↓

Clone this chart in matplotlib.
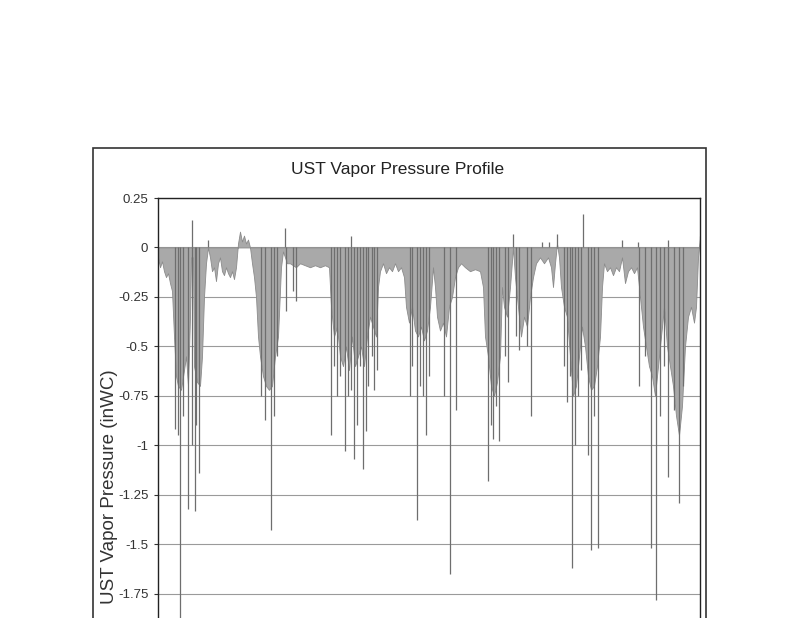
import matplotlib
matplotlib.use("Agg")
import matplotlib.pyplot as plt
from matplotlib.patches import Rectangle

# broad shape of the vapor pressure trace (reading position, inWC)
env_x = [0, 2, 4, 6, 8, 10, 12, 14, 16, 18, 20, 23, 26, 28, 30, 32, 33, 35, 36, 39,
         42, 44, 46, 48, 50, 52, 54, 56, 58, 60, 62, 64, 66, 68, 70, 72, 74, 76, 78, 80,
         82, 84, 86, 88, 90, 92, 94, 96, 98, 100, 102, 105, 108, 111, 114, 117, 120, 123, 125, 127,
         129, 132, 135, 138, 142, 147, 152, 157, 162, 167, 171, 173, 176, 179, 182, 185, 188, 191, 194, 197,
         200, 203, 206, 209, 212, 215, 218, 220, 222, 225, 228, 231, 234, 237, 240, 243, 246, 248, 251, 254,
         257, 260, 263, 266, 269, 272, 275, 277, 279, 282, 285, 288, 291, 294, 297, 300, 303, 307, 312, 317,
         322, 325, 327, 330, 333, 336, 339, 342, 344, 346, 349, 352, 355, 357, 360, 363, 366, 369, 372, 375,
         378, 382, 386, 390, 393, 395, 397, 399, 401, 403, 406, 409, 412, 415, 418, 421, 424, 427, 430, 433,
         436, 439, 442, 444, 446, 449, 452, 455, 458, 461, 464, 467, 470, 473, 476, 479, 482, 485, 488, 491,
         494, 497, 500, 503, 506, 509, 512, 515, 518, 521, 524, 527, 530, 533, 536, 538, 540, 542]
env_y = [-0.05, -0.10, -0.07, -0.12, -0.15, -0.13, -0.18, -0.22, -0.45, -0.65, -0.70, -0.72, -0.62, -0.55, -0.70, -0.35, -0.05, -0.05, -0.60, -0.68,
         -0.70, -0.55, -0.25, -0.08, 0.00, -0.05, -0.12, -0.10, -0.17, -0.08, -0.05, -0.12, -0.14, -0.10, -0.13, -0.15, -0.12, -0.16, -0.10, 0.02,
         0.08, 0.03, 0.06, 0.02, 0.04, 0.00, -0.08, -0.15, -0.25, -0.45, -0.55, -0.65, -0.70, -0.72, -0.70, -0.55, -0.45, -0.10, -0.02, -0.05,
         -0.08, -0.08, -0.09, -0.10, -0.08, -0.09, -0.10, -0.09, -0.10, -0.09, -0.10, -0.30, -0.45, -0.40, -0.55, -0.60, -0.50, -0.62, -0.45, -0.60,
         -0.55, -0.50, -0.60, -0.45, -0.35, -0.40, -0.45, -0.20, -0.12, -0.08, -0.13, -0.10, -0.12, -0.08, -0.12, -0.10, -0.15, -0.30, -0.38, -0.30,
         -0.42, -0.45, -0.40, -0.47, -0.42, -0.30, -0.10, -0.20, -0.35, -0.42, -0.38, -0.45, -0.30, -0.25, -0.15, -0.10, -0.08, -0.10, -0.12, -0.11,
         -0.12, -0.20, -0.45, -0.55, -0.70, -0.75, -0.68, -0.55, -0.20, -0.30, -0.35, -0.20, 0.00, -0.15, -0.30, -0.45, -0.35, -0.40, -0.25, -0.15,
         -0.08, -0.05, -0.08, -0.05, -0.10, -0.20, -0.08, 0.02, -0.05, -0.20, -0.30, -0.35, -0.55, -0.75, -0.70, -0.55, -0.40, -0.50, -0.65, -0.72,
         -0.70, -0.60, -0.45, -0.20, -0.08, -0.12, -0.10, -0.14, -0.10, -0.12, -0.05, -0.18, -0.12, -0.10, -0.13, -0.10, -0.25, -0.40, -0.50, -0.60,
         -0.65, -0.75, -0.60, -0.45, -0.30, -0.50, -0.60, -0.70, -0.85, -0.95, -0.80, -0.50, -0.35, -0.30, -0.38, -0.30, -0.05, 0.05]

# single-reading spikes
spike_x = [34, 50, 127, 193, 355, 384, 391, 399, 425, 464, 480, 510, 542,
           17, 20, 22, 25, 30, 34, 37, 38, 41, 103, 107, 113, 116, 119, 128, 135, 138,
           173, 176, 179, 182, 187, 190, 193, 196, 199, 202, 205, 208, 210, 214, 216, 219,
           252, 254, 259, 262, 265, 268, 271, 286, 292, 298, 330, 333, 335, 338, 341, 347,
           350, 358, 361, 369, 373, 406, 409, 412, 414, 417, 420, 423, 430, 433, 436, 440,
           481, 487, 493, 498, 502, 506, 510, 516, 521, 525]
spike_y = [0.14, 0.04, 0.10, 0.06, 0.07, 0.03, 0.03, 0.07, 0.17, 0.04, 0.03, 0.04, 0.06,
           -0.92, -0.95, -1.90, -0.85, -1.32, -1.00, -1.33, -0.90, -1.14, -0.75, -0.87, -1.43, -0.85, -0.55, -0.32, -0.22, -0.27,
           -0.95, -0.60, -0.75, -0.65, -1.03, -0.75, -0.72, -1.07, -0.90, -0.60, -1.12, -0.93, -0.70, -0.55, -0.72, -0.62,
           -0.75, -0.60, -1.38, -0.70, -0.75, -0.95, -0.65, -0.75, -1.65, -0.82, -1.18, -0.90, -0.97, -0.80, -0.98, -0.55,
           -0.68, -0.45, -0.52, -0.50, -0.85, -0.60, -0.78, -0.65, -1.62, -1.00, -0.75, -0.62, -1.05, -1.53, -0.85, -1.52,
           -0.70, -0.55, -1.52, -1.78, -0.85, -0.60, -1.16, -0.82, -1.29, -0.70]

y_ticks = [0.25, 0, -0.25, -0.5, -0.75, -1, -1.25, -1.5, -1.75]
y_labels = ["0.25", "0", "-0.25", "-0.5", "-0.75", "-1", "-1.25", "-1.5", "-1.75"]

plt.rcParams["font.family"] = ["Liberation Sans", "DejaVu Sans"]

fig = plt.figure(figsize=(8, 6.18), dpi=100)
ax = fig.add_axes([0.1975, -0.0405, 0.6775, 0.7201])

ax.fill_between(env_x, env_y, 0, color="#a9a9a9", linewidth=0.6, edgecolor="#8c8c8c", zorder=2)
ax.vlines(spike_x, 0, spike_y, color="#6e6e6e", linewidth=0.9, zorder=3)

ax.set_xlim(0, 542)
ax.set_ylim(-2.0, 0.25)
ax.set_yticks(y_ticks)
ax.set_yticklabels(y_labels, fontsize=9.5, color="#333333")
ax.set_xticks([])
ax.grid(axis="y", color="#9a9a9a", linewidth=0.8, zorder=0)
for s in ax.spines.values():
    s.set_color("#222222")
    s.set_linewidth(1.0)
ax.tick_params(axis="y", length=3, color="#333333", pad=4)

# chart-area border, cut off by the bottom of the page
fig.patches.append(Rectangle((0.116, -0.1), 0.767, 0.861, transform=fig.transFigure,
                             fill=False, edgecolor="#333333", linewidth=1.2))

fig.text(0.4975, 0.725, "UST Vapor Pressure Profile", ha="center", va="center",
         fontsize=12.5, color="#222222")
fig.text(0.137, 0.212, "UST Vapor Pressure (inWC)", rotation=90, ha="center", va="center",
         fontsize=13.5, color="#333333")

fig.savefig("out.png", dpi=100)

↑

▸ WRITTEN PROBLEM:
Leave out the pictures, then repeat the listing above exactly from its first line to the line with "from matplotlib.patches import Rectangle", inclusive.

▸ FULL OUTPUT:
Clone this chart in matplotlib.
import matplotlib
matplotlib.use("Agg")
import matplotlib.pyplot as plt
from matplotlib.patches import Rectangle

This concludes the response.